<<<<

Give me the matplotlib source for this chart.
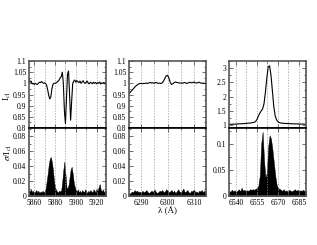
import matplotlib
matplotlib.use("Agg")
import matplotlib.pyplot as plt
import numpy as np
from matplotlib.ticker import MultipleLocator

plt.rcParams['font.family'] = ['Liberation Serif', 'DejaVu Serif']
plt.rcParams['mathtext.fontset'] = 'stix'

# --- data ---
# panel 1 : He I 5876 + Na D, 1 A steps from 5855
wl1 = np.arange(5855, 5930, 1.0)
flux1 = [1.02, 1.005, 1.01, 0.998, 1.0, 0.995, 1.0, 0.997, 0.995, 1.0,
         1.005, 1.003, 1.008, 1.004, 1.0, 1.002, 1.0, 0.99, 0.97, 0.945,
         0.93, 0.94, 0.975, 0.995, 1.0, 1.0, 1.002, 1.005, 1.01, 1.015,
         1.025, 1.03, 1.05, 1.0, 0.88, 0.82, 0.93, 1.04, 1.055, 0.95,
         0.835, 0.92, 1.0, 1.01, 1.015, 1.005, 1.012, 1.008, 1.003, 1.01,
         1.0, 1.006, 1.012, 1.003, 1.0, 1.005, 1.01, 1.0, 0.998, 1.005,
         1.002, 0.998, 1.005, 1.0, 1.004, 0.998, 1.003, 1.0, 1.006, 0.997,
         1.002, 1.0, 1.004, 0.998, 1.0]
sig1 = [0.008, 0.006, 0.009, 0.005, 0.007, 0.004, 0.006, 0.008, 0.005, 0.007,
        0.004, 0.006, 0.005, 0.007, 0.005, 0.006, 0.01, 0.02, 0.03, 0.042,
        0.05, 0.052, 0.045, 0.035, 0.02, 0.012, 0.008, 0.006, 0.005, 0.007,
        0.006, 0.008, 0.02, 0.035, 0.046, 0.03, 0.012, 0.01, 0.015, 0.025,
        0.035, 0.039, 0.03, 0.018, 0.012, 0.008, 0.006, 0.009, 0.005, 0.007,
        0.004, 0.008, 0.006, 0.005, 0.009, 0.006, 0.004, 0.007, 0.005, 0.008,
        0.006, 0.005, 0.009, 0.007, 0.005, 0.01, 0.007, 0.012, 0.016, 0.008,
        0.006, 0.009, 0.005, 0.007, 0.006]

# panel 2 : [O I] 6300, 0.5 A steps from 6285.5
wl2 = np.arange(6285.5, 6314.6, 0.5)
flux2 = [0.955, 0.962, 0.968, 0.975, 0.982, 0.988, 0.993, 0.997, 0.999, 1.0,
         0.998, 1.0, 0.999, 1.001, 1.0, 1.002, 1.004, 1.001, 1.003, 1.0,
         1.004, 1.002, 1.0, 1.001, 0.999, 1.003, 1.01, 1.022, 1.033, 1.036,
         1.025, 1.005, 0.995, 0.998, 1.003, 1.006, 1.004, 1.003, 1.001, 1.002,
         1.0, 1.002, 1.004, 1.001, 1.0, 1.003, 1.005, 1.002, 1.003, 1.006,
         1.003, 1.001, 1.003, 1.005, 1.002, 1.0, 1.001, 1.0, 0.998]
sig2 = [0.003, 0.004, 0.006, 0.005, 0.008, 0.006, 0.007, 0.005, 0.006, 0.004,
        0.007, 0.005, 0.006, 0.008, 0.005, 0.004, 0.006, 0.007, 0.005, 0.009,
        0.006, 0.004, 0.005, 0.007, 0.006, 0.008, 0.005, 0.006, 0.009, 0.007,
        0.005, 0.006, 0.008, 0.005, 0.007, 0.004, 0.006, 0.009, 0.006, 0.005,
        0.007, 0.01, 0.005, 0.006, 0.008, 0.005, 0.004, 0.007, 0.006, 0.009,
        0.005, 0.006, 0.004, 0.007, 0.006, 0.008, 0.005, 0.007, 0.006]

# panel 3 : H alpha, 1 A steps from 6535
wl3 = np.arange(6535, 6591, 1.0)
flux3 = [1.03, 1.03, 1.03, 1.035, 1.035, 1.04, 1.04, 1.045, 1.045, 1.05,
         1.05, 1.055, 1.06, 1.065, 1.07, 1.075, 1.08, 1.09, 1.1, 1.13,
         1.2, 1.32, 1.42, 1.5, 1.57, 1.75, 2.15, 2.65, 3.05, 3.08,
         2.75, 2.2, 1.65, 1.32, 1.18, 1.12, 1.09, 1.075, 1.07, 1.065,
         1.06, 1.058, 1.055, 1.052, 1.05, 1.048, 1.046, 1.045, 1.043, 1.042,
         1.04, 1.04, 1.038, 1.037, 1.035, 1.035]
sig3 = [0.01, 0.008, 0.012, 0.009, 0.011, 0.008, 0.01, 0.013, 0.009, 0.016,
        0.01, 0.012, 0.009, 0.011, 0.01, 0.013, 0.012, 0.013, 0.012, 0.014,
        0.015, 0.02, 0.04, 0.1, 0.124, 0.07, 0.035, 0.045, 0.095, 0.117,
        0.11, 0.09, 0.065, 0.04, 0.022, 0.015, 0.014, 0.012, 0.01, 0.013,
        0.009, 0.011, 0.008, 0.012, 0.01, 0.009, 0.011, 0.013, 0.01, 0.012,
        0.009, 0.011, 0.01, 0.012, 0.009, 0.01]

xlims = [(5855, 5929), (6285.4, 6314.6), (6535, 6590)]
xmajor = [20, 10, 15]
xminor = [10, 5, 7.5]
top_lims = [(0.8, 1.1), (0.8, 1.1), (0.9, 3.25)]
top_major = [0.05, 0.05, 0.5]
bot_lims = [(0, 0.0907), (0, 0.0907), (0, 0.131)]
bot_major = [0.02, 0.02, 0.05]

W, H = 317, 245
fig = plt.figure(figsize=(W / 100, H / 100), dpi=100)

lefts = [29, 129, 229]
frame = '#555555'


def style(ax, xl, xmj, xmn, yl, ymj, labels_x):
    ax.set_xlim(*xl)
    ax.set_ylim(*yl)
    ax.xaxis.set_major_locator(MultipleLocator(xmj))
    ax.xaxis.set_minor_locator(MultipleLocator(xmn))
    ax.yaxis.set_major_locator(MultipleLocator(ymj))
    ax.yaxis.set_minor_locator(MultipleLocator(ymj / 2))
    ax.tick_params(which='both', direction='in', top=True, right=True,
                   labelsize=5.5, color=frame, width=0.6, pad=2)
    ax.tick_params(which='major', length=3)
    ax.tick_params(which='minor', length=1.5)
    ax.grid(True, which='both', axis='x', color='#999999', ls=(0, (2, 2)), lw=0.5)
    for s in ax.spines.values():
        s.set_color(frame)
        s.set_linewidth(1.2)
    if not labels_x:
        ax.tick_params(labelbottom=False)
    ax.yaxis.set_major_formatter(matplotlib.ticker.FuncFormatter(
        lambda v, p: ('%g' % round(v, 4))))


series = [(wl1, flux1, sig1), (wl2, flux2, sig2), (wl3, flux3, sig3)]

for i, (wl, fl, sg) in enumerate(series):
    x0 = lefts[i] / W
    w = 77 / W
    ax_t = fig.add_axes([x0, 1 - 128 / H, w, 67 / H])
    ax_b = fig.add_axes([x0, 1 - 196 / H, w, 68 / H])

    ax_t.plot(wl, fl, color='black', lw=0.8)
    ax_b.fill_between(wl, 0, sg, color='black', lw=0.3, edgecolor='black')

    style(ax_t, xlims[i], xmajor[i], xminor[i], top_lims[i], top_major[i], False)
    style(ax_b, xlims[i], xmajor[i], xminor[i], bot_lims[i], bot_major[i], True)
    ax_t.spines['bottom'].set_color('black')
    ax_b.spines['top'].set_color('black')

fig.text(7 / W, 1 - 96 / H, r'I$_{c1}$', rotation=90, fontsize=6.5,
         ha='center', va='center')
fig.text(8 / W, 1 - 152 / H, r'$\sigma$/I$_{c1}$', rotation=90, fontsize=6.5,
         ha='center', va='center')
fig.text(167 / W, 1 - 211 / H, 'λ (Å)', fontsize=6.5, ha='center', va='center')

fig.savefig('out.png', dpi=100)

>>>>

GOAL OF THE EXERCISE: Omitting all pictures, restate exactly the lines of the material from its start through the line that contains "plt.rcParams['mathtext.fontset'] = 'stix'".

OUTPUT:
Give me the matplotlib source for this chart.
import matplotlib
matplotlib.use("Agg")
import matplotlib.pyplot as plt
import numpy as np
from matplotlib.ticker import MultipleLocator

plt.rcParams['font.family'] = ['Liberation Serif', 'DejaVu Serif']
plt.rcParams['mathtext.fontset'] = 'stix'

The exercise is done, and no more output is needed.